Hundreds of people are still out of their homes in southwest Manitoba as water from the huge rains of last weekend continues to run off into streams and rivers.
In North Dakota, flood warnings continue for the most-downstream portion of the Mouse River - at Towner, Bantry, and Westhope where crests in the moderate flood stage are predicted.
This is what it looked like at the Westhope gage - right on the Canadian border - two days ago.
Since then, the water level has risen more than a foot here.
Still, the levels at this gage are well below the records set in 2011.
(Todd Grant, Clark Salyer National Wildlife Refuge) "2011 where we're standing now inside this gate, and if you look at that generator cabinet, the water was up about six inches on the brown on that cabinet...a significant amount of water."
Todd Grant of the US Fish and Wildlife Service has been managing the dams in the Clark Salyer National Wildlife Refuge for more than two decades.
He says this year's flooding around the refuge continues a trend.

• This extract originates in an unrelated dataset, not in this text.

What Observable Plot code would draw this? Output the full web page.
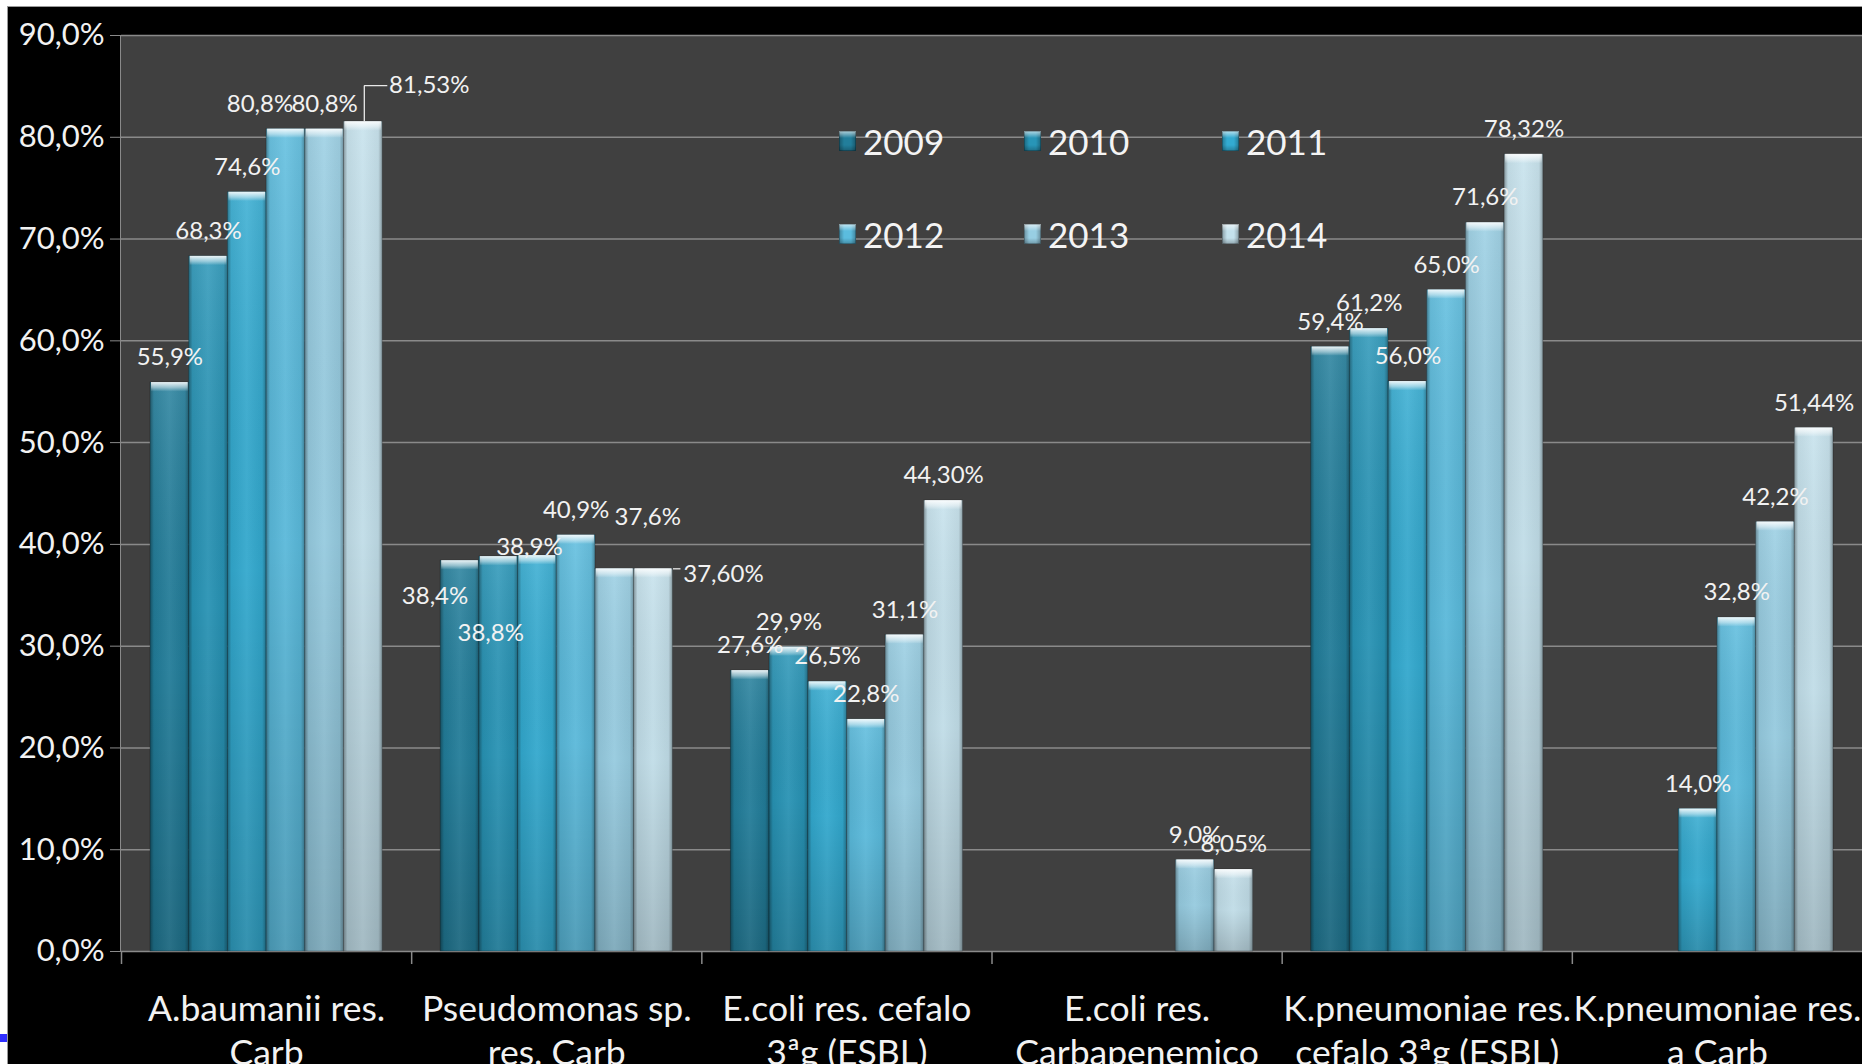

(Todd Grant, Clark Salyer National Wildlife Refuge) "A shortage of water isn't our issue. Too much water, especially at inappropriate times in the middle of summer, is what's really hurting this refuge as well as our neighbors to the immediate south in Towner country. Rather than passing these high spring flows during the normal, natural hyrdo period, we've extended those flows out into the summer."
Flooding at the Westhope gage does not threaten the town of Westhope, which sits well above the river valley.
The National Weather Service is predicting the current level at Westhope is about as high as the water will get this year.